What you should do: In the entries below, find the line with "Write a LaTeX" and the line with "[schoolname] (fujisakiname) at", then retype both and everything between them exactly. Do not copy the pictures.

Records for the task:
--- begin ---

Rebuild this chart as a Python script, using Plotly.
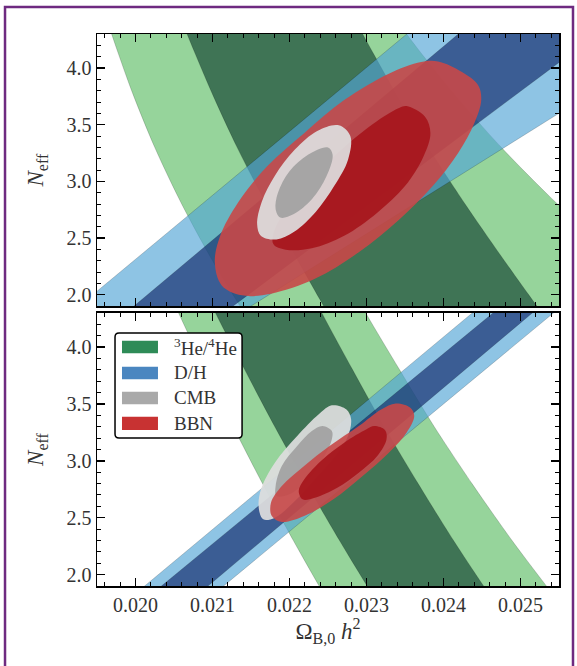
import plotly.graph_objects as go

# ---------------- data ----------------
X_RANGE = [0.0195, 0.0255]
Y_RANGE = [1.9, 4.3]
X_TICKS = [0.020, 0.021, 0.022, 0.023, 0.024, 0.025]
X_TICK_TEXT = ["0.020", "0.021", "0.022", "0.023", "0.024", "0.025"]
Y_TICKS = [2.0, 2.5, 3.0, 3.5, 4.0]
Y_TICK_TEXT = ["2.0", "2.5", "3.0", "3.5", "4.0"]

# band edges are sampled at these N_eff levels (top -> bottom)
EDGE_Y_DOWN = [4.8, 4.3, 3.8, 3.3, 2.8, 2.3, 1.8, 1.3]
EDGE_Y_UP = [1.3, 1.8, 2.3, 2.8, 3.3, 3.8, 4.3, 4.8]

# ---- top panel ----
# 3He/4He 2-sigma band (light green): left edge (top->bottom), right edge (bottom->top)
HE_TOP_OUT_LEFT_X = [0.01945, 0.01969, 0.01995, 0.02025, 0.02060, 0.02100, 0.02145, 0.02195]
HE_TOP_OUT_RIGHT_X = [0.02820, 0.02720, 0.02630, 0.02548, 0.02475, 0.02410, 0.02352, 0.02300]
# 3He/4He 1-sigma band (dark green)
HE_TOP_IN_LEFT_X = [0.02038, 0.02067, 0.02098, 0.02132, 0.02170, 0.02211, 0.02253, 0.02298]
HE_TOP_IN_RIGHT_X = [0.02588, 0.02532, 0.02479, 0.02428, 0.02380, 0.02336, 0.02295, 0.02256]
# D/H bands
DH_TOP_OUT_X = [0.01856, 0.02441, 0.02832, 0.02056]
DH_TOP_OUT_Y = [1.5, 4.8, 4.8, 1.5]
DH_TOP_IN_X = [0.01928, 0.02507, 0.02698, 0.02048]
DH_TOP_IN_Y = [1.5, 4.8, 4.8, 1.5]
# BBN ellipses
BBN_TOP_OUT_X = [0.02393, 0.02424, 0.02445, 0.02449, 0.02440, 0.02419, 0.02386,
                 0.02343, 0.02290, 0.02233, 0.02176, 0.02138, 0.02112, 0.02103,
                 0.02110, 0.02133, 0.02171, 0.02219, 0.02271, 0.02329, 0.02371, 0.02393]
BBN_TOP_OUT_Y = [4.058, 3.965, 3.848, 3.717, 3.512, 3.250, 2.958,
                 2.666, 2.374, 2.140, 2.009, 1.994, 2.082, 2.286,
                 2.520, 2.812, 3.133, 3.425, 3.717, 3.950, 4.053, 4.058]
BBN_TOP_IN_X = [0.02352, 0.02376, 0.02383, 0.02374, 0.02350, 0.02314, 0.02271,
                0.02229, 0.02195, 0.02179, 0.02181, 0.02203, 0.02240, 0.02281,
                0.02322, 0.02343, 0.02352]
BBN_TOP_IN_Y = [3.664, 3.570, 3.425, 3.220, 2.958, 2.724, 2.520,
                2.409, 2.397, 2.447, 2.578, 2.812, 3.100, 3.360,
                3.570, 3.650, 3.664]
# CMB ellipses
CMB_TOP_OUT_X = [0.02264, 0.02279, 0.02276, 0.02258, 0.02234, 0.02206, 0.02183,
                 0.02163, 0.02158, 0.02164, 0.02181, 0.02207, 0.02236, 0.02264]
CMB_TOP_OUT_Y = [3.495, 3.400, 3.191, 2.958, 2.730, 2.555, 2.487,
                 2.518, 2.620, 2.820, 3.050, 3.280, 3.445, 3.495]
CMB_TOP_IN_X = [0.02250, 0.02256, 0.02248, 0.02229, 0.02205, 0.02188, 0.02182,
                0.02185, 0.02200, 0.02224, 0.02250]
CMB_TOP_IN_Y = [3.299, 3.235, 3.045, 2.841, 2.709, 2.680, 2.753,
                2.899, 3.089, 3.235, 3.299]

# ---- bottom panel ----
HE_BOT_OUT_LEFT_X = [0.02024, 0.02056, 0.02091, 0.02127, 0.02165, 0.02205, 0.02247, 0.02291]
HE_BOT_OUT_RIGHT_X = [0.02603, 0.02545, 0.02489, 0.02437, 0.02388, 0.02343, 0.02299, 0.02258]
HE_BOT_IN_LEFT_X = [0.02070, 0.02104, 0.02142, 0.02181, 0.02222, 0.02265, 0.02310, 0.02357]
HE_BOT_IN_RIGHT_X = [0.02513, 0.02462, 0.02413, 0.02367, 0.02323, 0.02282, 0.02242, 0.02205]
DH_BOT_OUT_X = [0.01941, 0.02526, 0.02632, 0.02043]
DH_BOT_OUT_Y = [1.5, 4.8, 4.8, 1.5]
DH_BOT_IN_X = [0.01962, 0.02554, 0.02603, 0.02024]
DH_BOT_IN_Y = [1.5, 4.8, 4.8, 1.5]
CMB_BOT_OUT_X = [0.02255, 0.02274, 0.02280, 0.02276, 0.02260, 0.02233, 0.02205,
                 0.02181, 0.02166, 0.02160, 0.02163, 0.02181, 0.02210, 0.02238, 0.02255]
CMB_BOT_OUT_Y = [3.488, 3.452, 3.365, 3.218, 3.042, 2.837, 2.633,
                 2.501, 2.486, 2.589, 2.750, 2.984, 3.218, 3.409, 3.488]
CMB_BOT_IN_X = [0.02243, 0.02255, 0.02255, 0.02243, 0.02224, 0.02200, 0.02183,
                0.02182, 0.02190, 0.02210, 0.02229, 0.02243]
CMB_BOT_IN_Y = [3.306, 3.262, 3.189, 3.013, 2.837, 2.706, 2.691,
                2.779, 2.955, 3.130, 3.262, 3.306]
BBN_BOT_OUT_X = [0.02338, 0.02357, 0.02362, 0.02352, 0.02329, 0.02295, 0.02257,
                 0.02219, 0.02190, 0.02177, 0.02176, 0.02190, 0.02219, 0.02252,
                 0.02290, 0.02319, 0.02338]
BBN_BOT_OUT_Y = [3.505, 3.467, 3.394, 3.247, 3.072, 2.867, 2.662,
                 2.515, 2.463, 2.515, 2.633, 2.779, 2.955, 3.130,
                 3.306, 3.452, 3.505]
BBN_BOT_IN_X = [0.02310, 0.02324, 0.02326, 0.02314, 0.02290, 0.02262, 0.02233,
                0.02217, 0.02212, 0.02219, 0.02243, 0.02271, 0.02300, 0.02310]
BBN_BOT_IN_Y = [3.306, 3.271, 3.189, 3.042, 2.896, 2.764, 2.676,
                2.662, 2.735, 2.837, 3.013, 3.160, 3.277, 3.306]

LEGEND_LABELS = ["<sup>3</sup>He/<sup>4</sup>He", "D/H", "CMB", "BBN"]
LEGEND_COLORS = ["#2e8b57", "#4a86c0", "#a9a9a9", "#c83232"]

# ---------------- styles ----------------
C_HE_OUT = "rgba(86,186,93,0.62)"
C_HE_IN = "rgba(17,65,48,0.65)"
C_DH_OUT = "rgba(81,164,213,0.65)"
C_DH_IN = "rgba(16,39,105,0.65)"
C_BBN_OUT = "rgba(200,72,72,0.9)"
C_BBN_IN = "rgba(166,22,28,0.92)"
C_CMB_OUT = "rgba(222,222,222,0.93)"
C_CMB_IN = "rgba(160,160,160,0.9)"
EDGE = dict(color="rgba(0,0,0,0.22)", width=0.8)

fig = go.Figure()


def band(x, y, color, xa, ya, smooth=False):
    line = dict(EDGE)
    if smooth:
        line.update(shape="spline", smoothing=0.8)
    fig.add_trace(go.Scatter(x=x, y=y, fill="toself", fillcolor=color, mode="lines",
                             line=line, xaxis=xa, yaxis=ya, showlegend=False,
                             hoverinfo="skip"))


def curved_band(left_x, right_x, color, xa, ya):
    band(left_x + right_x, EDGE_Y_DOWN + EDGE_Y_UP, color, xa, ya, smooth=True)


def blob(x, y, color, xa, ya):
    fig.add_trace(go.Scatter(x=x, y=y, fill="toself", fillcolor=color, mode="lines",
                             line=dict(color="rgba(0,0,0,0)", width=0, shape="spline",
                                       smoothing=1.0),
                             xaxis=xa, yaxis=ya, showlegend=False, hoverinfo="skip"))


# top panel
curved_band(HE_TOP_OUT_LEFT_X, HE_TOP_OUT_RIGHT_X, C_HE_OUT, "x", "y")
curved_band(HE_TOP_IN_LEFT_X, HE_TOP_IN_RIGHT_X, C_HE_IN, "x", "y")
band(DH_TOP_OUT_X, DH_TOP_OUT_Y, C_DH_OUT, "x", "y")
band(DH_TOP_IN_X, DH_TOP_IN_Y, C_DH_IN, "x", "y")
blob(BBN_TOP_OUT_X, BBN_TOP_OUT_Y, C_BBN_OUT, "x", "y")
blob(BBN_TOP_IN_X, BBN_TOP_IN_Y, C_BBN_IN, "x", "y")
blob(CMB_TOP_OUT_X, CMB_TOP_OUT_Y, C_CMB_OUT, "x", "y")
blob(CMB_TOP_IN_X, CMB_TOP_IN_Y, C_CMB_IN, "x", "y")

# bottom panel
curved_band(HE_BOT_OUT_LEFT_X, HE_BOT_OUT_RIGHT_X, C_HE_OUT, "x2", "y2")
curved_band(HE_BOT_IN_LEFT_X, HE_BOT_IN_RIGHT_X, C_HE_IN, "x2", "y2")
band(DH_BOT_OUT_X, DH_BOT_OUT_Y, C_DH_OUT, "x2", "y2")
band(DH_BOT_IN_X, DH_BOT_IN_Y, C_DH_IN, "x2", "y2")
blob(CMB_BOT_OUT_X, CMB_BOT_OUT_Y, C_CMB_OUT, "x2", "y2")
blob(CMB_BOT_IN_X, CMB_BOT_IN_Y, C_CMB_IN, "x2", "y2")
blob(BBN_BOT_OUT_X, BBN_BOT_OUT_Y, C_BBN_OUT, "x2", "y2")
blob(BBN_BOT_IN_X, BBN_BOT_IN_Y, C_BBN_IN, "x2", "y2")

FONT = "Liberation Serif, DejaVu Serif, serif"
TXT = "#333333"

xcommon = dict(range=X_RANGE, tickvals=X_TICKS, ticktext=X_TICK_TEXT,
               showline=True, linecolor="black", linewidth=1.5, mirror="allticks",
               ticks="inside", ticklen=8, tickwidth=1.3, tickcolor="black",
               showgrid=False, zeroline=False,
               minor=dict(ticks="inside", ticklen=4, tickwidth=1, tickcolor="black",
                          dtick=0.0002, tick0=0.02, showgrid=False),
               tickfont=dict(family=FONT, size=20, color=TXT))
ycommon = dict(range=Y_RANGE, tickvals=Y_TICKS, ticktext=Y_TICK_TEXT,
               showline=True, linecolor="black", linewidth=1.5, mirror="allticks",
               ticks="inside", ticklen=8, tickwidth=1.3, tickcolor="black",
               showgrid=False, zeroline=False,
               minor=dict(ticks="inside", ticklen=4, tickwidth=1, tickcolor="black",
                          dtick=0.1, tick0=2.0, showgrid=False),
               tickfont=dict(family=FONT, size=20, color=TXT),
               title=dict(text="<i>N</i><sub>eff</sub>",
                          font=dict(family=FONT, size=23, color=TXT), standoff=16))

fig.update_layout(
    width=577, height=666,
    paper_bgcolor="white", plot_bgcolor="white",
    margin=dict(l=97, r=18, t=34, b=80),
    showlegend=False,
    xaxis=dict(xcommon, domain=[0, 1], anchor="y", showticklabels=False),
    yaxis=dict(ycommon, domain=[0.5072, 1], anchor="x"),
    xaxis2=dict(xcommon, domain=[0, 1], anchor="y2", matches="x",
                title=dict(text="Ω<sub>B,0</sub> <i>h</i><sup>2</sup>",
                           font=dict(family=FONT, size=23, color=TXT), standoff=8)),
    yaxis2=dict(ycommon, domain=[0, 0.4946], anchor="x2"),
)

shapes = []
annotations = []
# legend box (bottom panel, upper left), slightly rounded corners
bx0, bx1, by0, by1 = 0.039, 0.314, 0.2681, 0.4583
rx, ry = 4 / 462, 4 / 552
path = (f"M{bx0 + rx},{by0} L{bx1 - rx},{by0} Q{bx1},{by0} {bx1},{by0 + ry} "
        f"L{bx1},{by1 - ry} Q{bx1},{by1} {bx1 - rx},{by1} L{bx0 + rx},{by1} "
        f"Q{bx0},{by1} {bx0},{by1 - ry} L{bx0},{by0 + ry} Q{bx0},{by0} {bx0 + rx},{by0} Z")
shapes.append(dict(type="path", xref="paper", yref="paper", path=path,
                   line=dict(color="black", width=1.5), fillcolor="white", layer="above"))
patch_y = [(0.4216, 0.4444), (0.3745, 0.3973), (0.3292, 0.3520), (0.2826, 0.3067)]
for (y0, y1), col, lab in zip(patch_y, LEGEND_COLORS, LEGEND_LABELS):
    shapes.append(dict(type="rect", xref="paper", yref="paper", x0=0.0541, x1=0.1320,
                       y0=y0, y1=y1, line=dict(width=0), fillcolor=col, layer="above"))
    annotations.append(dict(xref="paper", yref="paper", x=0.1617, y=(y0 + y1) / 2,
                            text=lab, showarrow=False, xanchor="left", yanchor="middle",
                            font=dict(family=FONT, size=19, color=TXT)))
# purple frame around the figure
shapes.append(dict(type="rect", xref="paper", yref="paper", x0=-0.1991, x1=1.0303,
                   y0=-0.152, y1=1.0489, line=dict(color="#6e2a80", width=2.5),
                   layer="above"))
fig.update_layout(shapes=shapes, annotations=annotations)

fig.write_html("out.html",
               config={"displayModeBar": False, "staticPlot": True},
               post_script="document.body.style.margin='0';"
                           "document.body.style.overflow='hidden';")
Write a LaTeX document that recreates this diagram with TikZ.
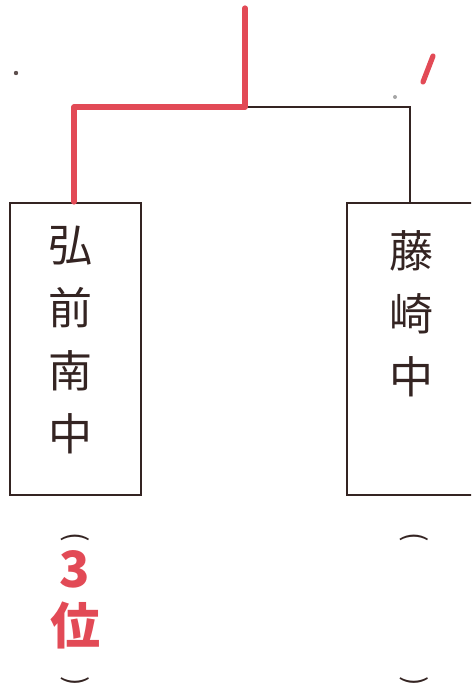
\documentclass[tikz,border=0pt]{standalone}
\usepackage{fontspec}
\newfontfamily\jpfont{Noto Sans CJK JP}
\definecolor{ink}{RGB}{52,36,34}
\definecolor{redpen}{RGB}{226,74,86}
\tikzset{
	school/.style={draw=ink, line width=1pt, minimum width=65.5pt, minimum height=146pt},
	schoolname/.style={anchor=north, align=center, text=ink, inner sep=0pt, font=\jpfont\fontsize{22}{31.5}\selectfont},
	bracket/.style={draw=ink, line width=1pt},
	win/.style={draw=redpen, line width=2.6pt, line cap=round, line join=round},
	paren/.style={text=ink, inner sep=0pt, rotate=-90, font=\jpfont\fontsize{14}{14}\selectfont},
	rank/.style={text=redpen, align=center, inner sep=0pt, font=\jpfont\bfseries\fontsize{25}{28.5}\selectfont}
}
\begin{document}
\begin{tikzpicture}[x=0.5pt, y=-0.5pt]
	\useasboundingbox (0,0) rectangle (471,690);
	\clip (0,0) rectangle (471,690);

	\node [school] (hirosaki) at (75.5,349) {};
	\node [school] (fujisaki) at (412.5,349) {};
	\node [schoolname] (hirosakiname) at (70,226) {弘\\前\\南\\中};
	\node [schoolname] (fujisakiname) at (411,230) {藤\\崎\\中};

	\coordinate (final) at (245,8);
	\coordinate (joint) at (245,107);
	\coordinate (leftturn) at (74,107);
	\coordinate (rightturn) at (410,107);

	\draw [bracket] (joint) -- (rightturn) -- (rightturn |- fujisaki.north);
	\draw [win] (leftturn |- hirosaki.north) -- (leftturn) -- (joint) -- (final);
	\draw [win] (433,56) -- (423,82);

	\node [paren] (hirosakiopen) at (75,537) {(};
	\node [rank] (hirosakirank) at (75,600) {3\\位};
	\node [paren] (hirosakiclose) at (75,681) {)};
	\node [paren] (fujisakiopen) at (414,537) {(};
	\node [paren] (fujisakiclose) at (414,681) {)};

	\fill [ink!80] (16,73) circle (2.2);
	\fill [gray!70] (395,97) circle (2);
\end{tikzpicture}
\end{document}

--- end ---

Exercise result:
Write a LaTeX document that recreates this diagram with TikZ.
\documentclass[tikz,border=0pt]{standalone}
\usepackage{fontspec}
\newfontfamily\jpfont{Noto Sans CJK JP}
\definecolor{ink}{RGB}{52,36,34}
\definecolor{redpen}{RGB}{226,74,86}
\tikzset{
	school/.style={draw=ink, line width=1pt, minimum width=65.5pt, minimum height=146pt},
	schoolname/.style={anchor=north, align=center, text=ink, inner sep=0pt, font=\jpfont\fontsize{22}{31.5}\selectfont},
	bracket/.style={draw=ink, line width=1pt},
	win/.style={draw=redpen, line width=2.6pt, line cap=round, line join=round},
	paren/.style={text=ink, inner sep=0pt, rotate=-90, font=\jpfont\fontsize{14}{14}\selectfont},
	rank/.style={text=redpen, align=center, inner sep=0pt, font=\jpfont\bfseries\fontsize{25}{28.5}\selectfont}
}
\begin{document}
\begin{tikzpicture}[x=0.5pt, y=-0.5pt]
	\useasboundingbox (0,0) rectangle (471,690);
	\clip (0,0) rectangle (471,690);

	\node [school] (hirosaki) at (75.5,349) {};
	\node [school] (fujisaki) at (412.5,349) {};
	\node [schoolname] (hirosakiname) at (70,226) {弘\\前\\南\\中};
	\node [schoolname] (fujisakiname) at (411,230) {藤\\崎\\中};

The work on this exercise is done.